Colorado: Transformation Tour in Denver Part 2 – School Board Meeting
By Paula Monroe, NEA Executive Committee
In the end, as so many had heard and didn’t want to believe, the Denver Public Schools School Board voted 4 to 3 to “reconfigure Montbello High School and its five feeder schools”. The decision came at approximately 1:30 a.m. on November 18. The Board meeting room was still packed. Students from Montbello who held up posters signed by the MHS students that read – Montbello High School 30 years old too young to die! – were in tears. Teachers and staff left in tears. It was very disheartening and disappointing.
That being said, DCTA did a great job of organizing community support and building a community coalition around saving these schools.I believe that work will assist them tremendously as they work next year to change the balance on the DPS School Board. The 3 advocates they currently have did all they could to get the Superintendent and the other 4 Board members to listen to what the teachers, students, staff and community was saying and give the schools that were showing progress a chance to succeed. It was evident that the School Board President, Nate Easley (a candidate who had graduated from Montbello High School and DCTA had helped elect) and Superintendent Boasberg had already decided and were going to make this happen. I sat with Carolyn Crowder and Henry Roman, DCTA President, in the front row until the vote was taken. DCTA is very fortunate to have Carolyn as their Executive Director and Henry Roman as their president. They are clearly dedicated to the staff and students and will continue the fight. We need to be there to help them!! Public education is on the chopping block in Denver and it is a truly scary site to see!! We can’t stand by and let this happen to the students and educators who will be the victims of these on-going efforts.
As I was talking to a friend about my PSC visits in Denver, she said it sounded a lot like Dickens’ Christmas Carol. How? Well, my own education in Colorado public schools – though many years ago – is the ghost of Christmas past.
After my recent visits to three of Denver’s Priority Schools, I saw the same dedication and love of teaching that my teachers had when I was in school. I saw the genuine excitement in the advances that two of the schools – Montbello High School and Oakland Elementary School – had made in just a few months under new leadership and with a sense of being part of the solution for their students. Both of these schools had started down the path of transformation.
But the ghost of Christmas present showed up at the DPS School Board meeting where the 4 to 3 vote to dismantle both of these schools and three others under the mantle of reform and turnaround passed at 1:30 a.m.
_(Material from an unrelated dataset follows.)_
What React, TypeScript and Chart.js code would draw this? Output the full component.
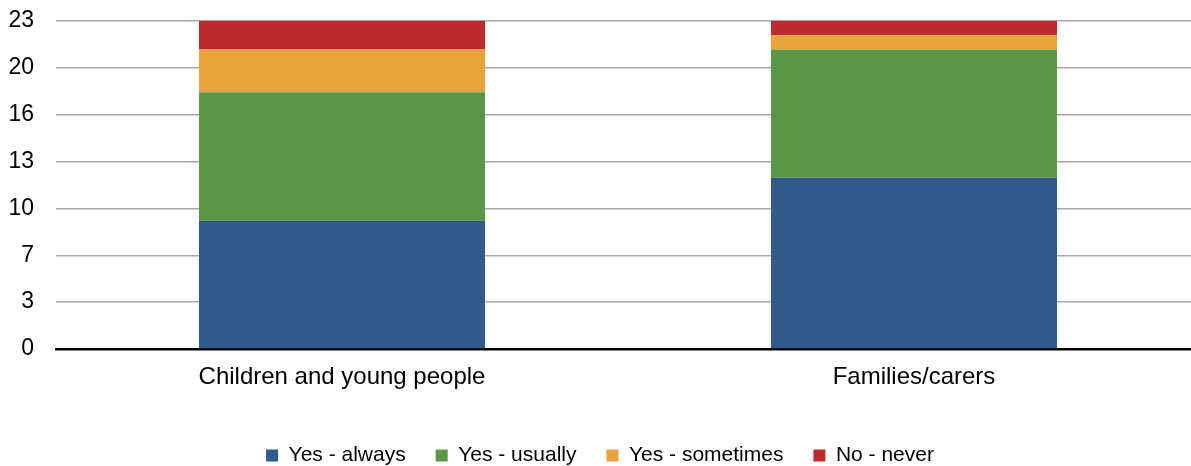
import React, { useEffect, useRef } from "react";
import { Chart, registerables } from "chart.js";

Chart.register(...registerables);

const categories = ["Children and young people", "Families/carers"];
const yesAlways = [9, 12];
const yesUsually = [9, 9];
const yesSometimes = [3, 1];
const noNever = [2, 1];
const yMax = 23;
const yTickLabels = ["0", "3", "7", "10", "13", "16", "20", "23"];

const FONT = "'Liberation Sans', Arial, sans-serif";

export default function App() {
  const ref = useRef<HTMLCanvasElement | null>(null);

  useEffect(() => {
    if (!ref.current) return;
    const steps = yTickLabels.length - 1;
    const chart = new Chart(ref.current, {
      type: "bar",
      data: {
        labels: categories,
        datasets: [
          { label: "Yes - always", data: yesAlways, backgroundColor: "#2F5A8B" },
          { label: "Yes - usually", data: yesUsually, backgroundColor: "#5B9749" },
          { label: "Yes - sometimes", data: yesSometimes, backgroundColor: "#E8A33D" },
          { label: "No - never", data: noNever, backgroundColor: "#BE2B2F" },
        ],
      },
      options: {
        animation: false,
        responsive: false,
        maintainAspectRatio: false,
        layout: { padding: { top: 21, left: 0, right: 0, bottom: 0 } },
        datasets: { bar: { barPercentage: 0.5, categoryPercentage: 1 } },
        plugins: {
          tooltip: { enabled: false },
          legend: {
            position: "bottom",
            labels: {
              boxWidth: 12,
              boxHeight: 12,
              padding: 30,
              color: "#000",
              font: { family: FONT, size: 21 },
            },
          },
        },
        scales: {
          x: {
            stacked: true,
            grid: { display: false, drawTicks: false },
            border: { display: true, color: "#000", width: 2.5 },
            ticks: { padding: 14, color: "#000", font: { family: FONT, size: 24 } },
            afterFit: (s: any) => {
              s.height = 66;
            },
          },
          y: {
            stacked: true,
            min: 0,
            max: yMax,
            border: { display: false },
            grid: { color: "#a8a8a8", lineWidth: 1.5, drawTicks: false },
            ticks: {
              padding: 22,
              color: "#000",
              font: { family: FONT, size: 23 },
              callback: (_v: any, i: number) => yTickLabels[i],
            },
            afterBuildTicks: (s: any) => {
              s.ticks = yTickLabels.map((_, i) => ({ value: (i * yMax) / steps }));
            },
            afterFit: (s: any) => {
              s.width = 56;
              s.paddingTop = 14;
              s.paddingBottom = 14;
            },
          },
        },
      },
    });
    return () => chart.destroy();
  }, []);

  return (
    <div
      style={{
        position: "absolute",
        left: 0,
        top: 0,
        width: 1191,
        height: 466,
        overflow: "hidden",
        background: "#fff",
      }}
    >
      <canvas ref={ref} width={1200} height={476} style={{ display: "block", width: 1200, height: 476 }} />
    </div>
  );
}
Each of the two staffs and students from Montbello HS and Oakland Elementary School made presentations to the school board about the progress that was already happening and asked for more time to prove they could make it work. Even though the board overwhelmingly admitted that the process used to arrive at the decision they were going to make “was not perfect,” the vote still passed. Three school board members tried in vain to allow these schools to succeed under their new principals and the transformation plan that staff was committed to but to no avail.
Education reform is not something you can do to educators. Research shows that successful reform and change is something that works when the educators’ voice is listened to and heard. Parents, teachers and other educators engaged and involved will drastically increase the opportunity for success – a fact that seemed ignored by the majority of the DPS School Board.
So, to the ghost of Christmas future – when will we (that being the collective we) wake up and see that it takes all of us focused on what works for students to make our Priority Schools succeed? When will the “experts on education” take time to listen to and hear the voice of “expert educators” and join us in the challenge to ensure every student has access to a great public school?
As we approach the Christmas holiday, it is my hope that the dedicated staff at Lake Middle School, Montbello High School and Oakland Middle School will find peace in the fact that they are truly a blessing each and every day to each and every student fortunate enough to have them as teachers and educators. I was certainly blessed to spend a few hours with them and will be forever grateful for all that they do every day to make a difference in the lives of students.